A practical approach to diffusing conflict
Thanks to a sesquicentennial grant secured by the LALACS and Peace Studies programs, Glen Gersmehl, the director of Lutheran Peace Fellowship, will be coming to Gustavus on Friday, Feb. 24 and Saturday, Feb. 25 to lead two workshops focusing on leadership and using nonviolence to diffuse conflict.
Gersmehl began his career as a teacher in the Midwest, and since then has worked in various capacities domestically and internationally. He worked in community health in New York City, with the elderly in Oakland, Calif., and as a delegate for the U.S. and Canada in India. He has led workshops, written articles, appeared on news and talk shows, developed hundreds of resources and given speeches.
The Lutheran Peace Fellowship (LPF), of which Gersmehl is the director, conducts over one hundred workshops a year. The workshops cover various issues, but the one at Gustavus will teach attendees how to face conflict productively and nonviolently and use the vision of shalom and related tactics to address injustice and violence.

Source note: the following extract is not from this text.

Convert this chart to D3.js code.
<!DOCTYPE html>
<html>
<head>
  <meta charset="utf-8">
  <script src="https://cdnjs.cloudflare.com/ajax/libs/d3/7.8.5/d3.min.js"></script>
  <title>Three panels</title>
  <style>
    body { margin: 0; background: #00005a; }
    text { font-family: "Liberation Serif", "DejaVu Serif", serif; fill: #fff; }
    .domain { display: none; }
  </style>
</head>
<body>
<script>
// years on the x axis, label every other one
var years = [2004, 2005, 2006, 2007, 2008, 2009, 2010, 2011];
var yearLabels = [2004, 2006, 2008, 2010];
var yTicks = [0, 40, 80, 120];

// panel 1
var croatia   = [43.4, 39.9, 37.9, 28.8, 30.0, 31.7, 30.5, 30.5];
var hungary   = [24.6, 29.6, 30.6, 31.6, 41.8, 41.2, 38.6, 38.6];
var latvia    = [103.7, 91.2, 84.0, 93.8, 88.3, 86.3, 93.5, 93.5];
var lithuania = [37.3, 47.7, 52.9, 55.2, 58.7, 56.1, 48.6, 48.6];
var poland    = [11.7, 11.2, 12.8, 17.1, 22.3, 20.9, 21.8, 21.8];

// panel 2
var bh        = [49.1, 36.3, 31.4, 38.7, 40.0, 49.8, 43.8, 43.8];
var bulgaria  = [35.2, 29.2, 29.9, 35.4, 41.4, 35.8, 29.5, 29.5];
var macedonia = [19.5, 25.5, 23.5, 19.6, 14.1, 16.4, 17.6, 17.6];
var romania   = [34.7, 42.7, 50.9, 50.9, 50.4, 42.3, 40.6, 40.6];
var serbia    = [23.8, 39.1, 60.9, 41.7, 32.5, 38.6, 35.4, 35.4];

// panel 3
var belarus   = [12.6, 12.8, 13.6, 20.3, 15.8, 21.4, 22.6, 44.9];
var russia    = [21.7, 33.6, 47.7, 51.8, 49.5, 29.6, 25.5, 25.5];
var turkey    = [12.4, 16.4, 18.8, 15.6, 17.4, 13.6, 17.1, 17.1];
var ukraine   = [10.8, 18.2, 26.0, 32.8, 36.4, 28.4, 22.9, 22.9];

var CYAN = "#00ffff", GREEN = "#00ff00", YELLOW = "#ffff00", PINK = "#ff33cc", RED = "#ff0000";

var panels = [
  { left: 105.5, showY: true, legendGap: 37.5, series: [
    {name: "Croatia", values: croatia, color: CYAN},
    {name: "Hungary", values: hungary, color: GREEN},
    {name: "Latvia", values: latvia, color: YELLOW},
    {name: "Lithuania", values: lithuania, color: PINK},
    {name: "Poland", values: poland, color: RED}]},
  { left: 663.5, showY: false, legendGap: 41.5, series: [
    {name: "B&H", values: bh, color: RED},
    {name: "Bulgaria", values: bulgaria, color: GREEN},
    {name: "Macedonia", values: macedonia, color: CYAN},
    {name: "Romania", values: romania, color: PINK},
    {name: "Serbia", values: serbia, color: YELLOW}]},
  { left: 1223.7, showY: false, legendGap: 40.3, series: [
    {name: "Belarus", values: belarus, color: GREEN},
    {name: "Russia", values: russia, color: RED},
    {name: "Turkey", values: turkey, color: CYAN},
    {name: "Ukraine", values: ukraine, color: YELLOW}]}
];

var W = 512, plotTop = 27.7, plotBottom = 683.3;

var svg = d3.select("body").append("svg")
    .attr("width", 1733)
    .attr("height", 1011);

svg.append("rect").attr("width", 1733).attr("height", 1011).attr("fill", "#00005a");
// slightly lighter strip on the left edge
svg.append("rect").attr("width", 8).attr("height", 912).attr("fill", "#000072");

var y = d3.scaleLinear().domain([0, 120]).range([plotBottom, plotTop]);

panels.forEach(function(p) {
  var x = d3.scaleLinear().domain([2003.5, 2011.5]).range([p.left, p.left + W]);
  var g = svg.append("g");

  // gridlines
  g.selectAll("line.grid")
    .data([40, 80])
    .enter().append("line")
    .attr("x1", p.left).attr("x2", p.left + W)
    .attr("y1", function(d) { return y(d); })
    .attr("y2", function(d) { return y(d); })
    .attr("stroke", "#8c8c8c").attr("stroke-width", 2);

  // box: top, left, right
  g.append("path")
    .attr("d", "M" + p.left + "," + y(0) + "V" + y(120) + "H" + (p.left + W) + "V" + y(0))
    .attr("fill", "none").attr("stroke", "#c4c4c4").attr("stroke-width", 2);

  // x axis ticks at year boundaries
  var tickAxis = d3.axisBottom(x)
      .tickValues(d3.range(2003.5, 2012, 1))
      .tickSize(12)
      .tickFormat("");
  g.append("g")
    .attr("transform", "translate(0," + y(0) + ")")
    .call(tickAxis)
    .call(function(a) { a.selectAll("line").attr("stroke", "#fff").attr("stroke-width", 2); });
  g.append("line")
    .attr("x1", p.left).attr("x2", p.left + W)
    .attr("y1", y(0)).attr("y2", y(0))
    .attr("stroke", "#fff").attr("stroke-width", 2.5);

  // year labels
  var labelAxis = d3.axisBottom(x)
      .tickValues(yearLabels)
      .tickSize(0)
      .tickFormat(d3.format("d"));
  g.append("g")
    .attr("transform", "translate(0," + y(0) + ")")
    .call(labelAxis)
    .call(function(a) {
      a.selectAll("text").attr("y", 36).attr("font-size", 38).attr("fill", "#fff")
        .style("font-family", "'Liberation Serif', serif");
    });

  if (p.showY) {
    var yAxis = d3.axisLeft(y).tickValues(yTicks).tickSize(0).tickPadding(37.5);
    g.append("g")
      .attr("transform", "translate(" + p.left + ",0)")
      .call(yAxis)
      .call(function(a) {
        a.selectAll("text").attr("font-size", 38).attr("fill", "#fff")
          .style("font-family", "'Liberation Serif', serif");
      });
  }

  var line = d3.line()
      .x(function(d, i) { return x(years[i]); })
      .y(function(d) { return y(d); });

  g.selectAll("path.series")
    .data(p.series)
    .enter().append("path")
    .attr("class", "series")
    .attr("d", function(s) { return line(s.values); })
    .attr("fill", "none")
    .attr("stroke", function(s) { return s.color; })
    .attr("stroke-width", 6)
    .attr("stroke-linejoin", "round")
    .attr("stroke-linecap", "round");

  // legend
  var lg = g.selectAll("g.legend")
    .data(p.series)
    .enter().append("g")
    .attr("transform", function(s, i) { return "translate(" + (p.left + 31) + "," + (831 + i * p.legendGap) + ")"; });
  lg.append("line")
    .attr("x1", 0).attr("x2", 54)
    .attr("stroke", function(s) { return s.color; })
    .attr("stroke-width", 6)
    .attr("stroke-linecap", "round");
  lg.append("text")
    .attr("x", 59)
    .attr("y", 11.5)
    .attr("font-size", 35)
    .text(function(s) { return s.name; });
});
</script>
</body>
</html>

“The applications are widespread,” Mimi Gerstbauer, associate professor of political science and director of peace studies, said. “It’s very practical to help think about our interpersonal relationships to international relations … inter-community, inter-classes, inter-campus. How do we think about conflict productively? I hope it appeals to a broad range of people … business majors, education majors, nursing students … ”
In a document from LPF, Brandon Byrne, the director of a food bank in Seattle, said he immediately saw the benefits of Gersmehl’s training in his life. When facing a physically violent conflict, he “used the methods we had discussed….The difference in the result was amazing! In a very short time, I was able to de-escalate and end the conflict.”
This quote lends proof to Gerstbauer’s point that the workshops can appeal to many and is not just for dreamers envisioning world peace.
“Stereotypically, peace studies seem unrealistic, detached from reality and too hopeful or optimistic. That’s still an image we have to overcome. We want people to know this workshop is practical, not high up in the sky.”
The workshops are part of a three part series on peace-building. The first, a lecture on Dietrich Bonhoeffer occurred this fall, and the third, a lecture on peace-building in Colombia, will take place on March 26, 2012.
The workshop will include audiovisuals, exercises and discussions. The first session will take place on Friday, Feb. 24 from 6:30-8:30 p.m. in the Board Room in the Jackson Campus Center.
The second session will take place in the Interpretive Center, the building located in the Linnaeus Arboretum, from 10:00 a.m. to 3:00 p.m. on Saturday, Feb. 25. Students and staff can attend free of charge, but registration is requested for the Saturday session.